A graphical interface will put the technology within reach of non-technical business users. The danger for vendors and their customers is that the ease of use may catapult businesses into adoption without an appropriate architectural strategy.
"The evolutionary part works at the grass roots," says McDowell. "But the revolutionary is a top-down, much longer process. It's the opportunity to transform the business, and where people are heading to architecturally is revolutionary because it's a long way beyond what anyone's doing today."
Some believe moving on to tackle the higher-level issues will be a critical success factor: "It needs to broaden out to business analysts because, in the future, they'll be the majority," says Grant, a co-founder of Cape Clear. "It's a huge market, and web services has to tap into those people for it to make a different. If it doesn't deliver to those people, then it won't have done anything more than something like Java."

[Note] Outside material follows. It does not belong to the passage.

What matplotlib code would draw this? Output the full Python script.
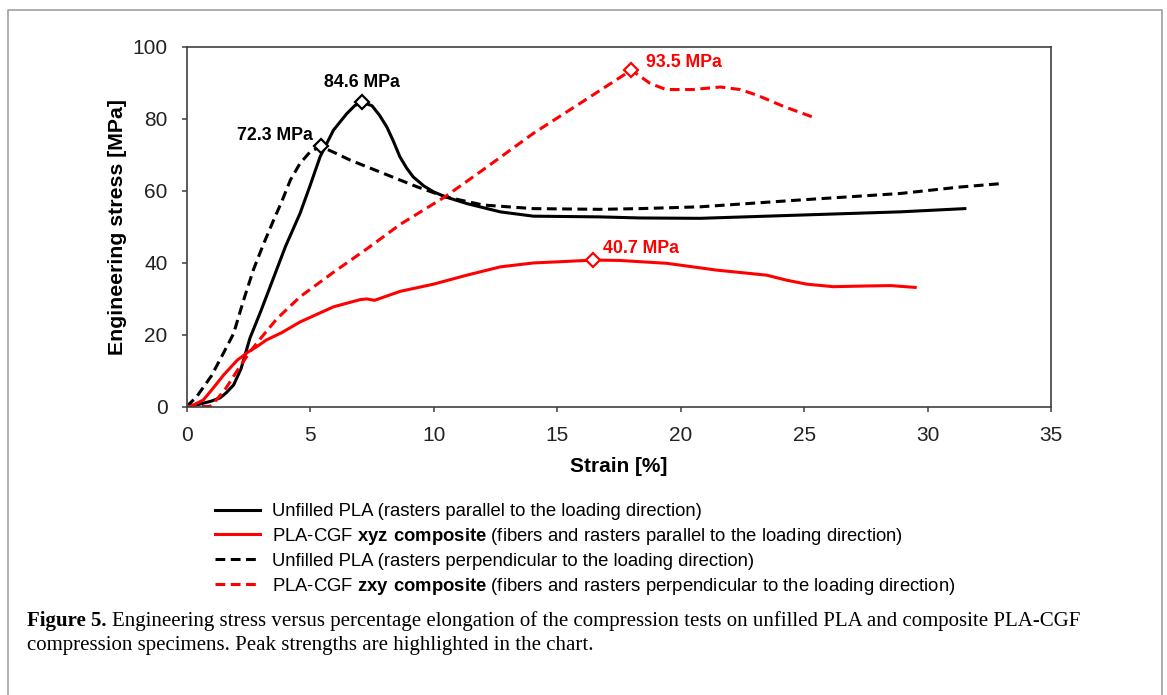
import matplotlib
matplotlib.use("Agg")
import matplotlib.pyplot as plt
from matplotlib import font_manager
from matplotlib.lines import Line2D

# --- data ---
x_par = [0, 0.5, 1.0, 1.35, 1.6, 1.9, 2.2, 2.56, 3.0, 3.5, 4.0, 4.59, 5.0, 5.4, 5.94, 6.48, 6.8,
         7.08, 7.5, 7.8, 8.1, 8.35, 8.63, 8.9, 9.17, 9.6, 9.98, 10.46, 11.34, 12.69, 14.03, 16.73,
         18.35, 20.78, 24.83, 28.88, 31.5]
y_par = [0, 0.6, 1.5, 2.4, 3.8, 6.0, 10.5, 19.0, 26.5, 35.5, 44.5, 53.7, 61.5, 69.4, 76.8, 81.4, 83.6,
         84.6, 83.6, 81.0, 77.7, 74.0, 69.4, 66.3, 63.8, 61.3, 59.7, 58.3, 56.4, 54.1, 52.9, 52.7,
         52.4, 52.3, 53.2, 54.1, 55.0]

x_xyz = [0, 0.3, 0.67, 1.0, 1.5, 2.05, 2.5, 2.83, 3.23, 3.84, 4.59, 5.94, 7.02, 7.29, 7.6, 8.64,
         9.99, 11.34, 12.69, 14.04, 15.3, 16.46, 17.5, 19.43, 21.46, 23.48, 24.29, 25.1, 26.18,
         27.53, 28.5, 29.49]
y_xyz = [0, 0.5, 1.8, 4.5, 8.8, 12.9, 15.2, 16.6, 18.5, 20.5, 23.5, 27.7, 29.7, 29.9, 29.5, 32.0,
         34.0, 36.5, 38.8, 39.9, 40.3, 40.7, 40.6, 39.8, 37.9, 36.5, 35.1, 34.0, 33.3,
         33.5, 33.6, 33.1]

x_perp = [0, 0.4, 1.0, 1.5, 1.9, 2.3, 2.7, 3.1, 3.5, 3.85, 4.2, 4.59, 5.0, 5.42, 6.0, 6.61, 7.96,
          9.31, 10.46, 12.0, 14.03, 16.73, 18.35, 20.78, 24.83, 28.88, 31.3, 33.06]
y_perp = [0, 2.7, 8.5, 15.0, 20.3, 29.5, 38.0, 45.0, 51.5, 57.0, 63.0, 67.6, 70.8, 72.3, 70.5, 68.5, 64.8,
          61.1, 58.3, 56.0, 55.0, 54.8, 55.0, 55.5, 57.4, 59.2, 61.0, 62.0]

x_zxy = [0, 0.5, 0.93, 1.2, 1.6, 2.0, 2.56, 3.0, 3.64, 4.59, 5.94, 7.29, 8.64, 10.46, 12.0, 14.03,
         16.0, 18.0, 18.76, 19.4, 20.5, 21.6, 22.4, 23.1, 24.2, 25.4]
y_zxy = [0, 0, 0, 1.8, 5.2, 9.5, 15.2, 19.0, 24.3, 30.5, 37.3, 43.8, 50.6, 58.3, 65.8, 75.9,
         84.6, 93.5, 89.8, 88.1, 88.1, 88.8, 88.1, 86.5, 83.3, 80.3]

peak_x = [7.08, 5.42, 16.46, 18.0]
peak_y = [84.6, 72.3, 40.7, 93.5]
peak_lbl = ["84.6 MPa", "72.3 MPa", "40.7 MPa", "93.5 MPa"]

labels = [
    "Unfilled PLA (rasters parallel to the loading direction)",
    r"PLA-CGF $\mathbf{xyz\ composite}$ (fibers and rasters parallel to the loading direction)",
    "Unfilled PLA (rasters perpendicular to the loading direction)",
    r"PLA-CGF $\mathbf{zxy\ composite}$ (fibers and rasters perpendicular to the loading direction)",
]

# --- fonts ---
names = {f.name for f in font_manager.fontManager.ttflist}
narrow = "Liberation Sans Narrow" if "Liberation Sans Narrow" in names else "Liberation Sans"
leg_size = 15.5 if narrow == "Liberation Sans Narrow" else 13.3

plt.rcParams["font.family"] = ["Liberation Sans", "DejaVu Sans"]
plt.rcParams["mathtext.fontset"] = "custom"
plt.rcParams["mathtext.rm"] = narrow
plt.rcParams["mathtext.bf"] = narrow + ":bold"

W, H = 1167, 695
fig = plt.figure(figsize=(W / 100, H / 100), dpi=100)
ax = fig.add_axes([186.7 / W, 1 - 406.5 / H, (1051.3 - 186.7) / W, (406.5 - 46.7) / H])

lw = 2.2
dash = (0, (3.2, 1.8))
ax.plot(x_par, y_par, color="black", lw=lw)
ax.plot(x_xyz, y_xyz, color="#ff0000", lw=lw)
ax.plot(x_perp, y_perp, color="black", lw=lw, ls=dash)
ax.plot(x_zxy, y_zxy, color="#ff0000", lw=lw, ls=dash)

cols = ["black", "black", "#ff0000", "#ff0000"]
offs = [(0, 20), (-8, 11), (10, 12), (15, 8)]
has = ["center", "right", "left", "left"]
for px, py, t, c, o, h in zip(peak_x, peak_y, peak_lbl, cols, offs, has):
    ax.plot(px, py, marker="D", ms=7, mfc="white", mec=c, mew=1.6, zorder=5)
    ax.annotate(t, (px, py), xytext=o, textcoords="offset pixels", ha=h, va="center",
                color=c, fontsize=12.8, fontweight="bold")

ax.set_xlim(0, 35)
ax.set_ylim(0, 100)
ax.set_xticks(range(0, 36, 5))
ax.set_yticks(range(0, 101, 20))
for s in ax.spines.values():
    s.set_color("#404040")
    s.set_linewidth(1.2)
ax.tick_params(direction="out", length=3.8, width=1.1, color="#404040", labelsize=15,
               labelcolor="#222222", pad=10)

ax.set_xlabel("Strain [%]", fontsize=15, fontweight="bold")
ax.xaxis.set_label_coords(0.5, (406.5 - 457) / 359.8)
ax.set_ylabel("Engineering stress [MPa]", fontsize=15.3, fontweight="bold")
ax.yaxis.set_label_coords((127 - 186.7) / 864.6, 0.5)

fig.legend(ax.lines[:4], labels, loc="upper left", bbox_to_anchor=(215 / W, 1 - 503 / H),
           frameon=False, borderaxespad=0, borderpad=0, handlelength=2.45,
           handletextpad=0.62, labelspacing=0.32, prop={"family": narrow, "size": leg_size})

# caption
cap = {"family": "Liberation Serif", "size": 15}
t1 = fig.text(27 / W, 1 - 626 / H, "Figure 5.", fontweight="bold", va="baseline", **cap)
fig.canvas.draw()
bb = t1.get_window_extent()
fig.text(bb.x1 / W + 5 / W, 1 - 626 / H,
         "Engineering stress versus percentage elongation of the compression tests on "
         "unfilled PLA and composite PLA-CGF", va="baseline", **cap)
fig.text(27 / W, 1 - 650 / H, "compression specimens. Peak strengths are highlighted in the chart.",
         va="baseline", **cap)

# frame around the figure panel
bx = [7.5 / W, 7.5 / W, 1162 / W, 1162 / W]
by = [0, 1 - 10 / H, 1 - 10 / H, 0]
fig.add_artist(Line2D(bx, by, transform=fig.transFigure, color="#a0a0a0", lw=1.2))

fig.savefig("out.png", dpi=100)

Hence the need for vendors to start working on developer attitudes today. "Most people come to us with a very simplistic view of web services," says John Lilley, VP of client services at Grand Central. "They see it as synchronous, RPC-style transactions, so we have to encourage them to delve into asynchronous, business-class services."

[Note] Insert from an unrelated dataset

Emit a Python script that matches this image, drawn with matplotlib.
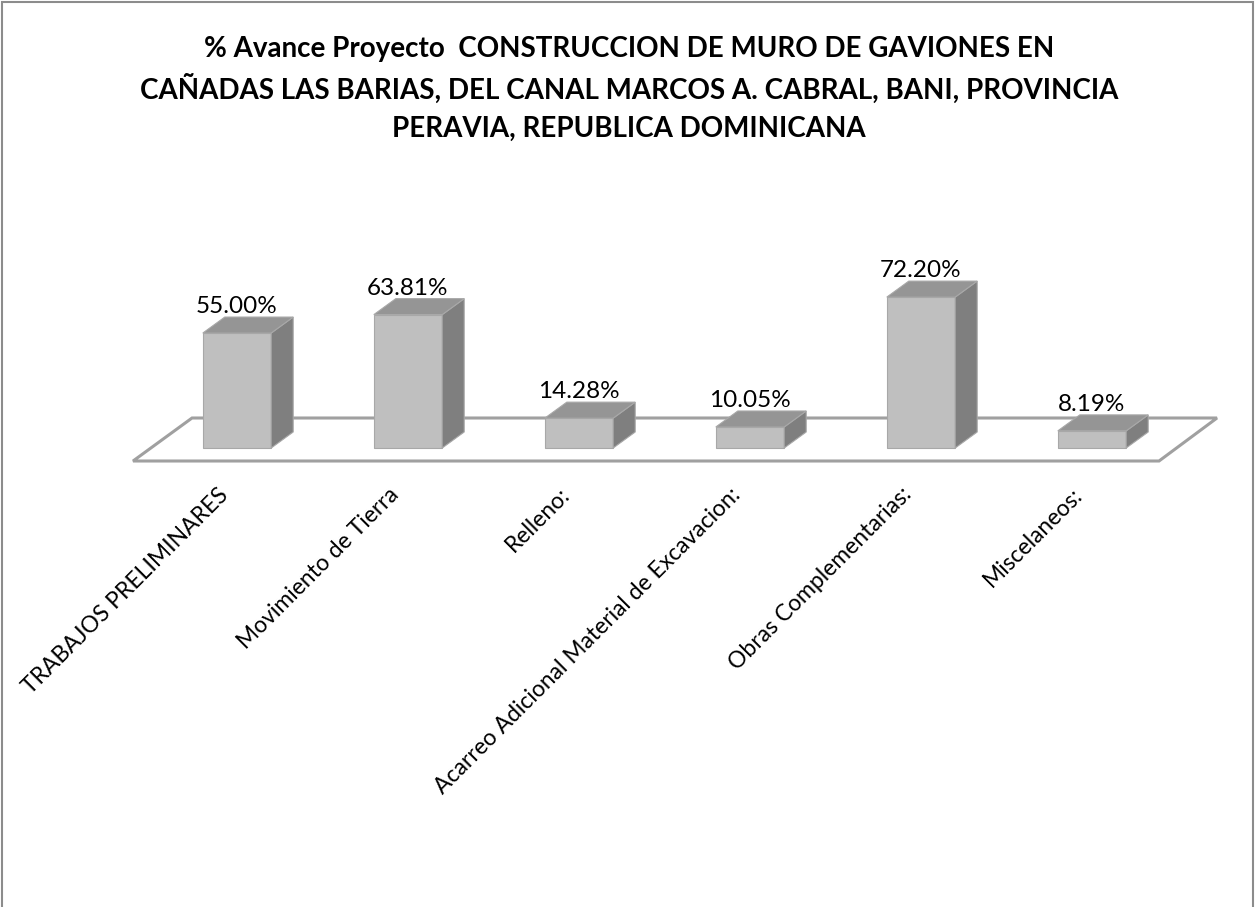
import matplotlib
matplotlib.use("Agg")
import matplotlib.pyplot as plt
from matplotlib.patches import Polygon, Rectangle

# data
categories = [
    "TRABAJOS PRELIMINARES",
    "Movimiento de Tierra",
    "Relleno:",
    "Acarreo Adicional Material de Excavacion:",
    "Obras Complementarias:",
    "Miscelaneos:",
]
values = [55.00, 63.81, 14.28, 10.05, 72.20, 8.19]

title_lines = [
    "% Avance Proyecto  CONSTRUCCION DE MURO DE GAVIONES EN",
    "CAÑADAS LAS BARIAS, DEL CANAL MARCOS A. CABRAL, BANI, PROVINCIA",
    "PERAVIA, REPUBLICA DOMINICANA",
]

W, H = 1256, 907
FONT = "Lato"

# colours of the fake 3d bars
FRONT = "#bfbfbf"
TOP = "#959595"
SIDE = "#7f7f7f"
EDGE = "#a8a8a8"

fig = plt.figure(figsize=(W / 100, H / 100), dpi=100)

# axes placed so one category = 171 px and 1 % = 2.09 px
step_px, pct_px = 171.0, 2.09
x0_px, y0_px = 237.0, 448.0
xlim = (-0.75, 5.85)
ylim = (-10, 90)
left = x0_px + xlim[0] * step_px
bottom = H - (y0_px - ylim[0] * pct_px)
ax = fig.add_axes([left / W, bottom / H,
                   (xlim[1] - xlim[0]) * step_px / W,
                   (ylim[1] - ylim[0]) * pct_px / H])
ax.set_xlim(*xlim)
ax.set_ylim(*ylim)
ax.axis("off")

bar_w = 0.4
dx, dy = 22 / step_px, 16 / pct_px  # bar depth offset

# floor plane
fl_front, fl_back = -13 / pct_px, 30 / pct_px
floor = Polygon([(-0.608, fl_front), (5.392, fl_front),
                 (5.731, fl_back), (-0.263, fl_back)],
                closed=True, facecolor="white", edgecolor="#a0a0a0",
                linewidth=2.2, zorder=1)
ax.add_patch(floor)

xs = list(range(len(values)))
ax.bar(xs, values, width=bar_w, color=FRONT, edgecolor=EDGE,
       linewidth=0.8, zorder=3)

for x, v in zip(xs, values):
    r = x + bar_w / 2
    l = x - bar_w / 2
    side = Polygon([(r, 0), (r + dx, dy), (r + dx, v + dy), (r, v)],
                   closed=True, facecolor=SIDE, edgecolor=EDGE,
                   linewidth=0.8, zorder=3)
    top = Polygon([(l, v), (r, v), (r + dx, v + dy), (l + dx, v + dy)],
                  closed=True, facecolor=TOP, edgecolor=EDGE,
                  linewidth=0.8, zorder=3)
    ax.add_patch(side)
    ax.add_patch(top)
    ax.text(x, v + dy, f"{v:.2f}%", ha="center", va="bottom",
            fontsize=17.5, family=FONT, zorder=4)

# rotated category labels
for x, name in zip(xs, categories):
    ax.text(x - 20 / step_px, -36 / pct_px, name, rotation=45,
            rotation_mode="anchor", ha="right", va="top",
            fontsize=16.5, family=FONT, clip_on=False)

# title, one line at a time so the spacing stays even
for i, line in enumerate(title_lines):
    fig.text(629 / W, 1 - (47 + 39.5 * i) / H, line, ha="center",
             va="center_baseline", fontsize=20, fontweight="bold",
             family=FONT)

# chart area border
fig.add_artist(Rectangle((2 / W, -0.01), (W - 5) / W, 1 - 2 / H + 0.01,
                         transform=fig.transFigure, fill=False,
                         edgecolor="#8c8c8c", linewidth=1.5))

fig.savefig("out.png", dpi=100)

Edwin Khodabakchian, CEO of Collaxa, reckons only 5-7 per cent of developers know how to program asynchronous capability, which is necessary to accommodate the process flexibility and long-running transactions of web services. However, they can learn Collaxa brings developers in for a day every month to get the hang of the BPEL asynchronous programming spec and getting hold of the necessary skills is easy, as Java and XML skills proliferate.

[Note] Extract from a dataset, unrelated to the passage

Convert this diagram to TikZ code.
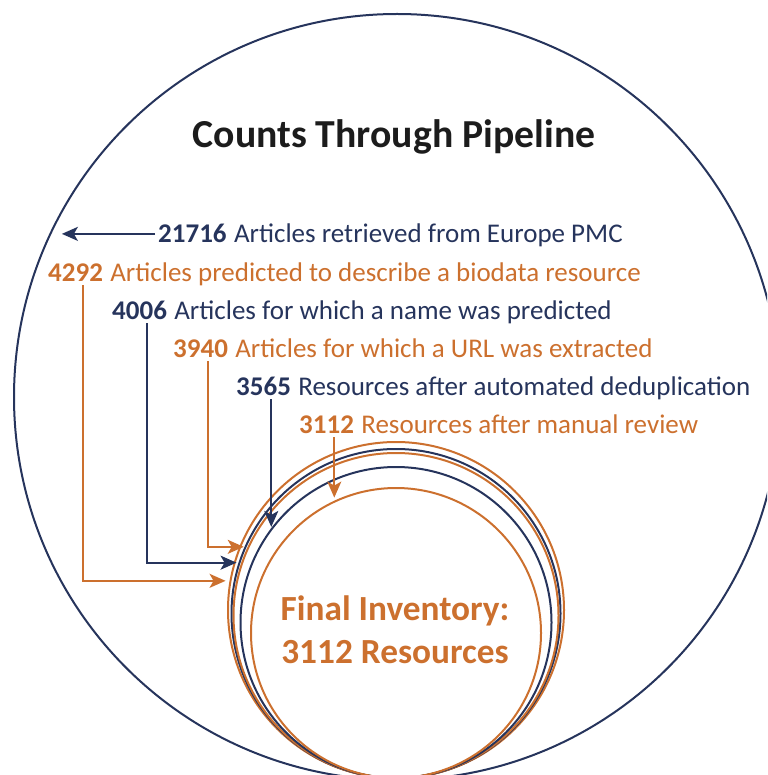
\documentclass[tikz,border=0pt]{standalone}
\usepackage{fontspec}
\setmainfont{Carlito}
\usetikzlibrary{arrows.meta,calc}
\definecolor{navy}{RGB}{38,52,92}
\definecolor{rust}{RGB}{204,112,46}
\definecolor{ink}{RGB}{28,28,28}

\begin{document}
\begin{tikzpicture}[x=1pt,y=-1pt,
  ring/.style={circle,draw,line width=2pt,inner sep=0pt,outer sep=0pt},
  lbl/.style={anchor=base west,inner sep=0pt,font=\fontsize{27}{32}\selectfont},
  num/.style={anchor=base west,inner sep=0pt,font=\fontsize{27}{32}\selectfont\bfseries},
  link/.style={line width=2pt,-{Stealth[length=16pt,width=14pt,inset=4pt]}},
]
\useasboundingbox (0,0) rectangle (767,775);
\clip (0,0) rectangle (767,775);

% outer pool of retrieved articles
\node[ring,draw=navy,minimum size=766pt] (pool) at (397,397) {};

% nested stages, all touching at the bottom
\node[ring,draw=rust,minimum size=336pt] (c1) at (396,610) {};
\node[ring,draw=navy,minimum size=329pt] (c2) at (396,613.5) {};
\node[ring,draw=rust,minimum size=325pt] (c3) at (396,615.5) {};
\node[ring,draw=navy,minimum size=311pt] (c4) at (396,622.5) {};
\node[ring,draw=rust,minimum size=290pt] (c5) at (396,633) {};

% heading
\node[anchor=base,inner sep=0pt,text=ink,font=\fontsize{39.7}{47}\selectfont\bfseries]
  (title) at (394,148) {Counts Through Pipeline};

% stage labels
\node[num,text=navy] (k1) at (158,243) {21716};
\node[lbl,text=navy] (t1) at ([xshift=7pt]k1.base east) {Articles retrieved from Europe PMC};
\node[num,text=rust] (k2) at (48,281) {4292};
\node[lbl,text=rust] (t2) at ([xshift=7pt]k2.base east) {Articles predicted to describe a biodata resource};
\node[num,text=navy] (k3) at (112,319) {4006};
\node[lbl,text=navy] (t3) at ([xshift=7pt]k3.base east) {Articles for which a name was predicted};
\node[num,text=rust] (k4) at (173,357) {3940};
\node[lbl,text=rust] (t4) at ([xshift=7pt]k4.base east) {Articles for which a URL was extracted};
\node[num,text=navy] (k5) at (236,395) {3565};
\node[lbl,text=navy] (t5) at ([xshift=7pt]k5.base east) {Resources after automated deduplication};
\node[num,text=rust] (k6) at (299,433) {3112};
\node[lbl,text=rust] (t6) at ([xshift=7pt]k6.base east) {Resources after manual review};

% final count
\node[anchor=base,inner sep=0pt,text=rust,font=\fontsize{35.3}{40}\selectfont\bfseries]
  (f1) at (395,620) {Final Inventory:};
\node[anchor=base,inner sep=0pt,text=rust,font=\fontsize{35.3}{40}\selectfont\bfseries]
  (f2) at (395,663) {3112 Resources};

% connector start points under the counts
\foreach \k in {2,...,6}{
  \coordinate (s\k) at ($(k\k.south west)!0.64!(k\k.south east)+(0,4)$);
}

% connectors
\draw[link,navy,shorten >=12pt] ([xshift=-3pt]k1.west) -- (pool.155 |- k1.west);
\draw[link,rust,shorten >=5pt] (s2) |- (c1.170.4);
\draw[link,navy,shorten >=3pt] (s3) |- (c2.162.1);
\draw[link,rust,shorten >=5pt] (s4) |- (c3.155.1);
\draw[link,navy,shorten >=2pt] (s5) -- (s5 |- c4.143.5);
\draw[link,rust,shorten >=4pt] (s6) -- (s6 |- c5.115.3);
\end{tikzpicture}
\end{document}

"We see developers that are successful [coming] from Java and XML backgrounds," says Khodabakchian. The company's speciality is orchestration, which it defines as taking existing systems and applications and combining them into new business flows. "At the end of the day, it is just XML in motion. The only plumbing that [they have to learn] is the XML and Java to write the logic. This is much simpler than any other integration product, where you would be limited to a handful of very expensive skills."
The most successful and popular approach vendors are taking is to provide demos and case studies of what is possible. And, unanimously, vendors are keen to build "learning networks" not just about their own toolsets and technologies, but about the potential of web services and the loosely coupled architecture. "It's not just about learning a new API," says Grant. "It's about more than just teaching people how to write a web service. What we concentrate on is existing architectures and exposing applications.
"We see sceptics saying there's no complex or compelling web service application, that they're all very simple. But that's because they use the same architecture and there's a whole raft of benefits in that if you delve into it."
Meanwhile the evangelism continues. One of Systinet's most popular downloads is designed to confound the sceptics. It is a recently published case study based on Deutsche Telekom's T-Mobile application of the vendor's WASP product. "It has over 50 web services supporting a network of over 200 content providers, all supplying value-added content to 5 million handset users," Bruce explains.
"This is a large-scale application, outside the firewall, where security is critical. It answers many of the concerns users have about web services applications. We plan to publish more case studies like this."